Feature engineering in time series analysis involves transforming raw time-stamped data into meaningful inputs for machine learning models. Since time series data is sequential and time-dependent, the goal is to create features that capture temporal patterns like trends, seasonality, and autocorrelation. This process helps models understand relationships between past and future observations. For example, predicting daily sales might require features that reflect weekly cycles or holiday effects. Unlike tabular data, time series features often rely on sliding windows, lagged values, or aggregated statistics over time intervals to encode temporal context effectively.
Common techniques include creating lag features (using past values as predictors), rolling statistics (e.g., moving averages), and datetime-based features (e.g., hour of day). Lag features, such as sales from the previous 7 days, directly model how past behavior influences future outcomes. Rolling windows calculate metrics like mean or standard deviation over a fixed period (e.g., a 30-day average) to smooth noise and highlight trends. Datetime features break down timestamps into components like month, day of week, or holidays to account for recurring patterns. Additionally, decomposition methods (e.g., separating a series into trend, seasonality, and residuals) or Fourier transforms can isolate periodic signals. For instance, decomposing hourly temperature data might reveal daily and yearly cycles, which can then be used as separate features.

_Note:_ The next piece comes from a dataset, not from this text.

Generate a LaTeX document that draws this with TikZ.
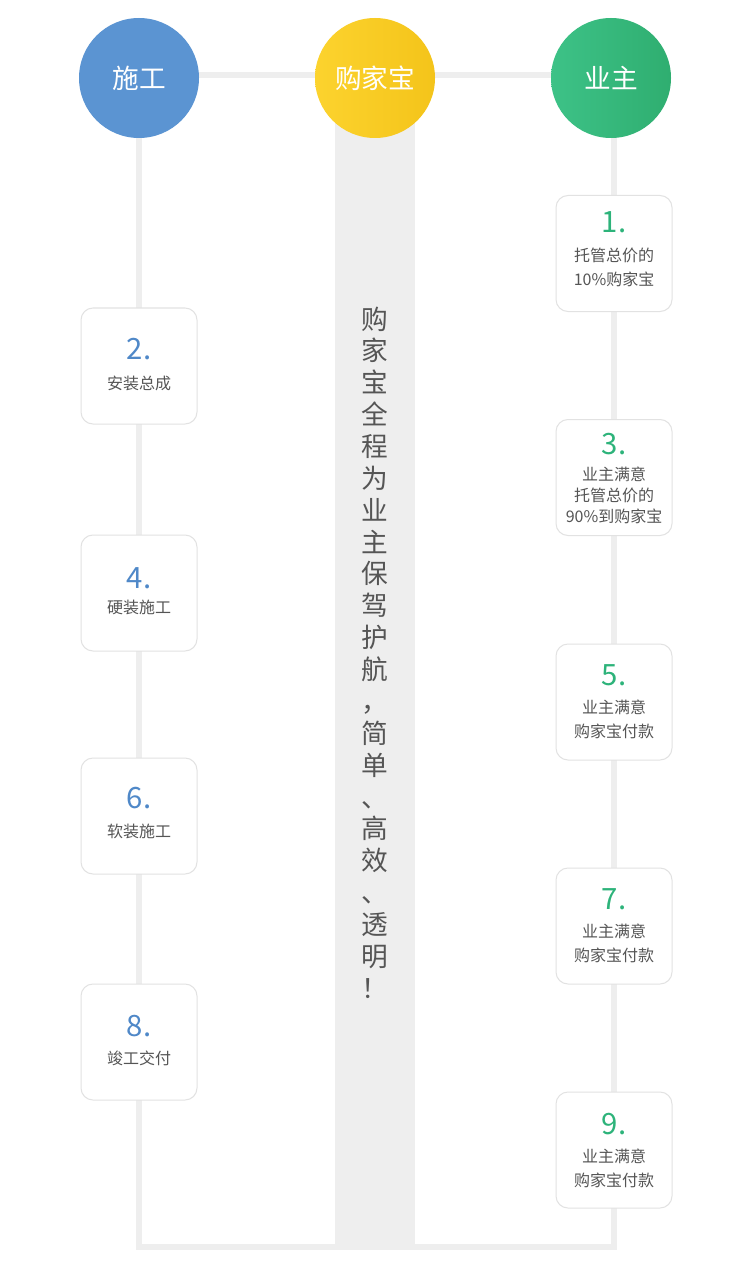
\documentclass[tikz,border=0pt]{standalone}
\usepackage{fontspec}
\setmainfont{Noto Sans CJK SC}
\usetikzlibrary{backgrounds}
\definecolor{linegray}{HTML}{EEEEEE}
\definecolor{boxborder}{HTML}{E2E2E2}
\definecolor{txtgray}{HTML}{555555}
\definecolor{numblue}{HTML}{4F88C8}
\definecolor{numgreen}{HTML}{2DB37A}
\definecolor{cblue}{HTML}{5B94D2}
\definecolor{cyelA}{HTML}{FCD32E}
\definecolor{cyelB}{HTML}{F4C41A}
\definecolor{cgrnA}{HTML}{3DC287}
\definecolor{cgrnB}{HTML}{2FAE70}
\begin{document}
\begin{tikzpicture}[x=0.75pt,y=-0.75pt,
  head/.style={circle, minimum size=90pt, inner sep=0pt, text=white,
    font=\fontsize{20pt}{22pt}\selectfont},
  stepbox/.style={draw=boxborder, line width=0.75pt, fill=white,
    rounded corners=9pt, minimum width=87pt, minimum height=87pt, inner sep=0pt},
  numL/.style={text=numblue, inner sep=0pt, font=\fontsize{22pt}{24pt}\selectfont},
  numR/.style={text=numgreen, inner sep=0pt, font=\fontsize{22pt}{24pt}\selectfont},
  desc/.style={text=txtgray, inner sep=0pt, align=center,
    font=\fontsize{12pt}{18pt}\selectfont},
  desctight/.style={desc, font=\fontsize{12pt}{15.75pt}\selectfont},
  frame/.style={draw=linegray, line width=4.5pt},
  slogan/.style={text=txtgray, inner sep=0pt, align=center,
    font=\fontsize{20pt}{23.9pt}\selectfont}]
\useasboundingbox (0,0) rectangle (750,1269);

% header circles
\node[head, fill=cblue] (shigong) at (139,78) {施工};
\node[head, left color=cyelA, right color=cyelB] (gjb) at (375,78) {购家宝};
\node[head, left color=cgrnA, right color=cgrnB] (yezhu) at (611,78) {业主};

% frame corners
\coordinate (lt) at (139,75);
\coordinate (rt) at (614,75);
\coordinate (bl) at (139,1247);
\coordinate (br) at (614,1247);
\coordinate (bandbot) at (375,1250);

% left boxes (construction)
\node[stepbox] (b2) at (139,366) {};
\node[numL] (n2) at ([yshift=12.75pt]b2.center) {2.};
\node[desc] (t2) at ([yshift=-12.75pt]b2.center) {安装总成};

\node[stepbox] (b4) at (139,593) {};
\node[numL] (n4) at ([yshift=11.25pt]b4.center) {4.};
\node[desc] (t4) at ([yshift=-10.5pt]b4.center) {硬装施工};

\node[stepbox] (b6) at (139,816) {};
\node[numL] (n6) at ([yshift=13.5pt]b6.center) {6.};
\node[desc] (t6) at ([yshift=-11.25pt]b6.center) {软装施工};

\node[stepbox] (b8) at (139,1042) {};
\node[numL] (n8) at ([yshift=12pt]b8.center) {8.};
\node[desc] (t8) at ([yshift=-12pt]b8.center) {竣工交付};

% right boxes (owner)
\node[stepbox] (b1) at (614,253.5) {};
\node[numR] (n1) at ([yshift=23.6pt]b1.center) {1.};
\node[desc] (t1) at ([yshift=-10.1pt]b1.center) {托管总价的\\10\%购家宝};

\node[stepbox] (b3) at (614,477.5) {};
\node[numR] (n3) at ([yshift=25.1pt]b3.center) {3.};
\node[desctight] (t3) at ([yshift=-13.1pt]b3.center) {业主满意\\托管总价的\\90\%到购家宝};

\node[stepbox] (b5) at (614,702) {};
\node[numR] (n5) at ([yshift=20.25pt]b5.center) {5.};
\node[desc] (t5) at ([yshift=-12.75pt]b5.center) {业主满意\\购家宝付款};

\node[stepbox] (b7) at (614,926) {};
\node[numR] (n7) at ([yshift=20.25pt]b7.center) {7.};
\node[desc] (t7) at ([yshift=-12.75pt]b7.center) {业主满意\\购家宝付款};

\node[stepbox] (b9) at (614,1150) {};
\node[numR] (n9) at ([yshift=19.5pt]b9.center) {9.};
\node[desc] (t9) at ([yshift=-13.9pt]b9.center) {业主满意\\购家宝付款};

% slogan
\node[slogan] (slg) at (375,652.5)
  {购\\家\\宝\\全\\程\\为\\业\\主\\保\\驾\\护\\航\\，\\简\\单\\、\\高\\效\\、\\透\\明\\！};

\begin{scope}[on background layer]
  \fill[white] (0,0) rectangle (750,1269);
  \fill[linegray] ([xshift=-30pt]gjb.center) rectangle ([xshift=30pt]bandbot);
  \draw[frame] (lt) -- (rt);
  \draw[frame] (shigong.center) -- (bl) -- (br) -- (rt);
\end{scope}
\end{tikzpicture}
\end{document}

Key considerations include handling non-stationarity (where statistical properties change over time) and avoiding data leakage (using future data to create features). Differencing—subtracting the previous value from the current one—is a common fix for non-stationarity. For leakage prevention, features like rolling averages must be computed using only historical data up to the prediction point. Domain knowledge also plays a role: a retail model might include features for promotions or local events. Finally, validation must respect time order—splitting data into sequential train/test sets rather than random splits. For example, when forecasting energy demand, using a lagged feature of the previous day’s demand while ensuring no future data is included in training ensures the model generalizes to unseen time periods.